>> Begin

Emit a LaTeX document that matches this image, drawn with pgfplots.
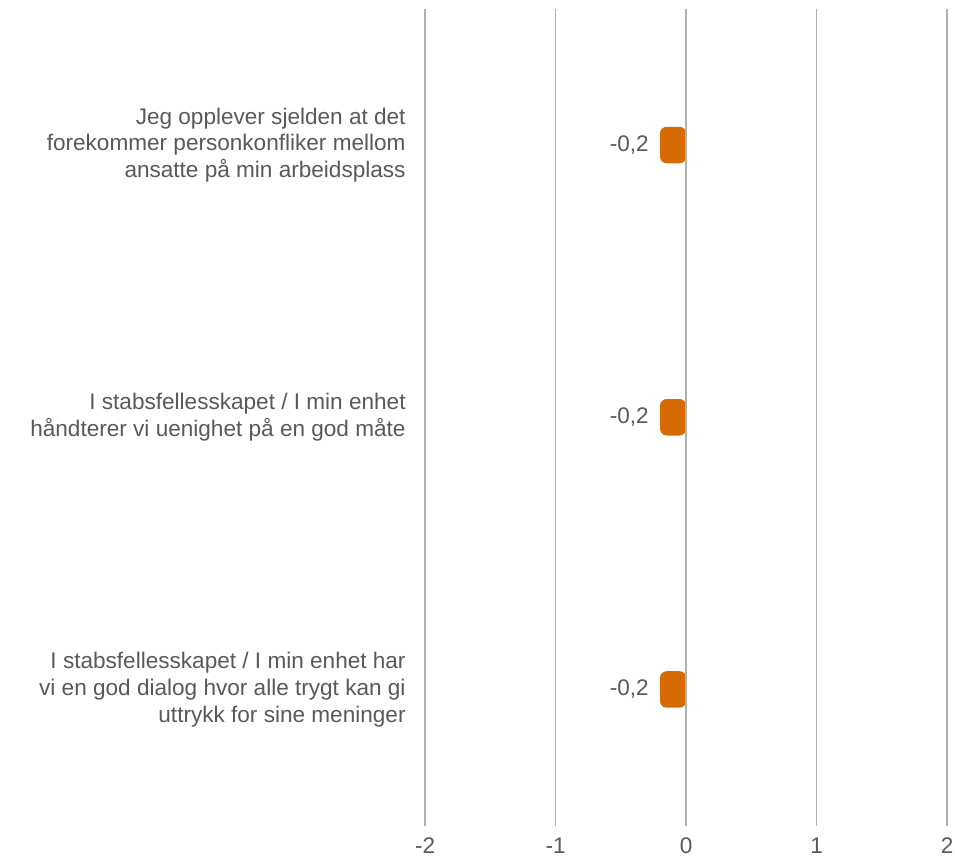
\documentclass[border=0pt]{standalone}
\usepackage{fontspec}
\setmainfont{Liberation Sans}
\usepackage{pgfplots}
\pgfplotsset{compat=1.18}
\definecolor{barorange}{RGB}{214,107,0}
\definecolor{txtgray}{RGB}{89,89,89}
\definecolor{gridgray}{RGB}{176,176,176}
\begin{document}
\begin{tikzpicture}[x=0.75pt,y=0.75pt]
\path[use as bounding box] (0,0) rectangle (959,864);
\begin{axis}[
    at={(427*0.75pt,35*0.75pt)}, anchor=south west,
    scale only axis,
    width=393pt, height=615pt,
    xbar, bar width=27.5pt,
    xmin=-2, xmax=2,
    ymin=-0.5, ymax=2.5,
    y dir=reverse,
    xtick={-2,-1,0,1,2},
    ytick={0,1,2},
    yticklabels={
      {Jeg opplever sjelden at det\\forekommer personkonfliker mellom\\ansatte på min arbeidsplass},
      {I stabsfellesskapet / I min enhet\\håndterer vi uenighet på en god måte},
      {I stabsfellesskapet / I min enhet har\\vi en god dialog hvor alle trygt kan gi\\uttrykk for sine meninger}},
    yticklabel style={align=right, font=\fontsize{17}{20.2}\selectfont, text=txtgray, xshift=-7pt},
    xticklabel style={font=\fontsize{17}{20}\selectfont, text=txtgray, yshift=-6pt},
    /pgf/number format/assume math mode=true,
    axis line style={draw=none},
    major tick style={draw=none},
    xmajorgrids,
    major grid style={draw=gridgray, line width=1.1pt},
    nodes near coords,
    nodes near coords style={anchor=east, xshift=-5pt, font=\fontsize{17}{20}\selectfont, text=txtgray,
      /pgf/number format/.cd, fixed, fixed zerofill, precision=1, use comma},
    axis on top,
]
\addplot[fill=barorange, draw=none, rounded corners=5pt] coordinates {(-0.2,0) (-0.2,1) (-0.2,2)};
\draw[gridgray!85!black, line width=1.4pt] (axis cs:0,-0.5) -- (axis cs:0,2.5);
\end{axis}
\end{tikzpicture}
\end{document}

>> End

Send back the data above word for word, with the pictures left out.

Emit a LaTeX document that matches this image, drawn with pgfplots.
\documentclass[border=0pt]{standalone}
\usepackage{fontspec}
\setmainfont{Liberation Sans}
\usepackage{pgfplots}
\pgfplotsset{compat=1.18}
\definecolor{barorange}{RGB}{214,107,0}
\definecolor{txtgray}{RGB}{89,89,89}
\definecolor{gridgray}{RGB}{176,176,176}
\begin{document}
\begin{tikzpicture}[x=0.75pt,y=0.75pt]
\path[use as bounding box] (0,0) rectangle (959,864);
\begin{axis}[
    at={(427*0.75pt,35*0.75pt)}, anchor=south west,
    scale only axis,
    width=393pt, height=615pt,
    xbar, bar width=27.5pt,
    xmin=-2, xmax=2,
    ymin=-0.5, ymax=2.5,
    y dir=reverse,
    xtick={-2,-1,0,1,2},
    ytick={0,1,2},
    yticklabels={
      {Jeg opplever sjelden at det\\forekommer personkonfliker mellom\\ansatte på min arbeidsplass},
      {I stabsfellesskapet / I min enhet\\håndterer vi uenighet på en god måte},
      {I stabsfellesskapet / I min enhet har\\vi en god dialog hvor alle trygt kan gi\\uttrykk for sine meninger}},
    yticklabel style={align=right, font=\fontsize{17}{20.2}\selectfont, text=txtgray, xshift=-7pt},
    xticklabel style={font=\fontsize{17}{20}\selectfont, text=txtgray, yshift=-6pt},
    /pgf/number format/assume math mode=true,
    axis line style={draw=none},
    major tick style={draw=none},
    xmajorgrids,
    major grid style={draw=gridgray, line width=1.1pt},
    nodes near coords,
    nodes near coords style={anchor=east, xshift=-5pt, font=\fontsize{17}{20}\selectfont, text=txtgray,
      /pgf/number format/.cd, fixed, fixed zerofill, precision=1, use comma},
    axis on top,
]
\addplot[fill=barorange, draw=none, rounded corners=5pt] coordinates {(-0.2,0) (-0.2,1) (-0.2,2)};
\draw[gridgray!85!black, line width=1.4pt] (axis cs:0,-0.5) -- (axis cs:0,2.5);
\end{axis}
\end{tikzpicture}
\end{document}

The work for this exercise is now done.